→ PROBLEM REQUIREMENTS
From the listing below, extract every line in which the word "matplotlib" appears.
** BEGIN AVAILABLE DATA **
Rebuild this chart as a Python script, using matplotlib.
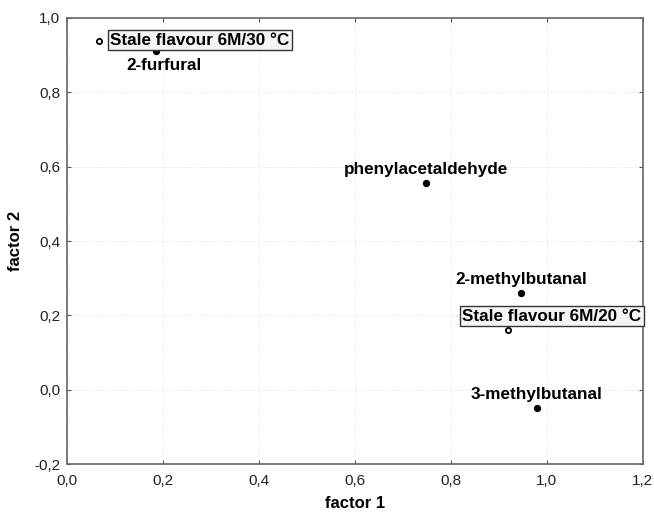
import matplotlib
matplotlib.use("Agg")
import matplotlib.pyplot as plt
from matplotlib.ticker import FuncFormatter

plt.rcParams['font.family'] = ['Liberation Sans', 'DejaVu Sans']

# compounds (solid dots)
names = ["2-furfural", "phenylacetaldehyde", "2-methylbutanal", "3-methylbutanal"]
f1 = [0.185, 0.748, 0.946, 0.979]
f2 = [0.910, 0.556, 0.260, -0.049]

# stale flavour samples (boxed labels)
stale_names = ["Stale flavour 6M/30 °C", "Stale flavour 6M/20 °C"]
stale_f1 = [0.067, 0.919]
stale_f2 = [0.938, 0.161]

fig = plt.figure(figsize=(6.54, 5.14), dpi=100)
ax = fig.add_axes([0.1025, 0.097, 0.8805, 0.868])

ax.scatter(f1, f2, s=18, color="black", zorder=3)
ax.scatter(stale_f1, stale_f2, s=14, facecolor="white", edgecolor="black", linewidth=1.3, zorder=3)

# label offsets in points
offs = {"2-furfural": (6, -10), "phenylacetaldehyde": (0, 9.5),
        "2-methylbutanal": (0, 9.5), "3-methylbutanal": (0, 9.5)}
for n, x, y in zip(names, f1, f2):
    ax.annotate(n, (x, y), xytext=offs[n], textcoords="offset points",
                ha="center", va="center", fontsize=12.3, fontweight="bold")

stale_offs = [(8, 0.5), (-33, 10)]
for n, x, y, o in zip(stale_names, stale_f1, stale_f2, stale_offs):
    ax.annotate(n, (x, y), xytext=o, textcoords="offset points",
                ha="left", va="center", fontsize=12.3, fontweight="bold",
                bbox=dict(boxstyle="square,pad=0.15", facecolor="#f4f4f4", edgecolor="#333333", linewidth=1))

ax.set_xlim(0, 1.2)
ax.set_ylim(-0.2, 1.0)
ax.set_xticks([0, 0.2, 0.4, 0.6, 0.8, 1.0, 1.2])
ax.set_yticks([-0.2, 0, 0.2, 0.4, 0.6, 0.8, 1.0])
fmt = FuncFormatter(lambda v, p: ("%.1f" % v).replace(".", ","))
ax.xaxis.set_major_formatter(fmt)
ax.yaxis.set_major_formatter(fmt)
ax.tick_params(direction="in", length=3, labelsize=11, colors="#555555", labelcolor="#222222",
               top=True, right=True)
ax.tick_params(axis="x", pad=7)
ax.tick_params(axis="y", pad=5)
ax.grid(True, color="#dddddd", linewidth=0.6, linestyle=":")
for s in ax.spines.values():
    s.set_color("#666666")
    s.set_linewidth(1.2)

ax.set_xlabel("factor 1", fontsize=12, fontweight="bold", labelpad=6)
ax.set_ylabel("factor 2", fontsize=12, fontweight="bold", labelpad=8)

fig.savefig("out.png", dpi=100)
** END AVAILABLE DATA **
→ EXERCISE RESULT
Rebuild this chart as a Python script, using matplotlib.
import matplotlib
matplotlib.use("Agg")
import matplotlib.pyplot as plt
from matplotlib.ticker import FuncFormatter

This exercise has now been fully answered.